Museum service in Northern Ireland

National Museums NI (formerly National Museums and Galleries of Northern Ireland) is a museum service in Northern Ireland, consisting of the Ulster American Folk Park, the Ulster Folk Museum, Ulster Transport Museum and the Ulster Museum. It is headquartered at Cultra and is sponsored by the Department for Communities to promote history, art, science and the culture of the people of Northern Ireland. As of 2020, NMNI has 274 employees.

==RMS Titanic==
In late August 2018, several groups were vying for the right to purchase the 5,500 relics that were an asset of the bankrupt Premier Exhibitions.
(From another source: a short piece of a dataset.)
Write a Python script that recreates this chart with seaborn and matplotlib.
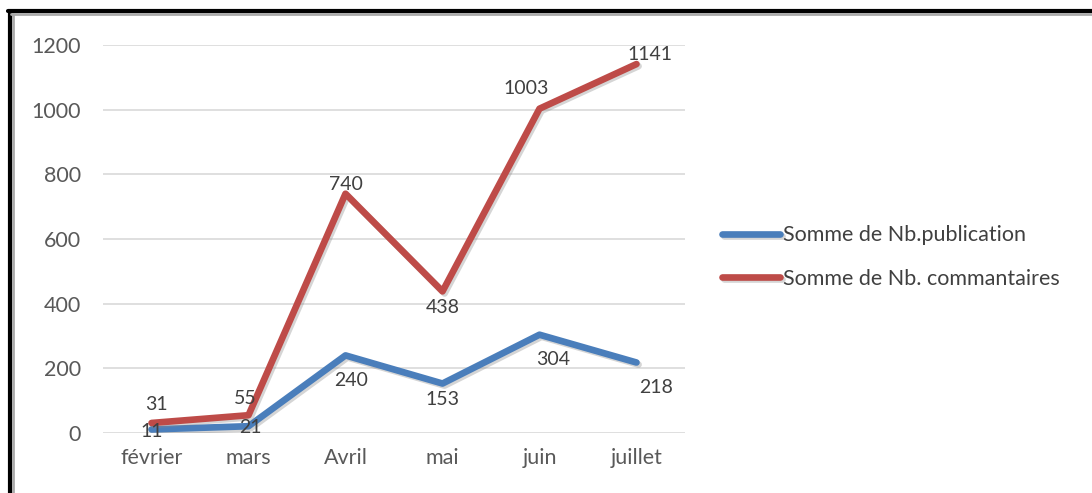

Eventually, the National Maritime Museum, Titanic Belfast and Titanic Foundation Limited, as well as the National Museums Northern Ireland, joined together as a consortium that was raising money to purchase the 5,500 artefacts. The group intended to keep all of the items together as a single exhibit. Oceanographer Robert Ballard said he favoured this bid since it would ensure that the memorabilia would be permanently displayed in Belfast (where the Titanic was built) and in Greenwich. The museums were critical of the bid process set by the Bankruptcy court in Jacksonville, Florida. The minimum bid for the 11 October 2018 auction was set at US$21.5 million (£16.5m) and the consortium did not have enough funding to meet that amount.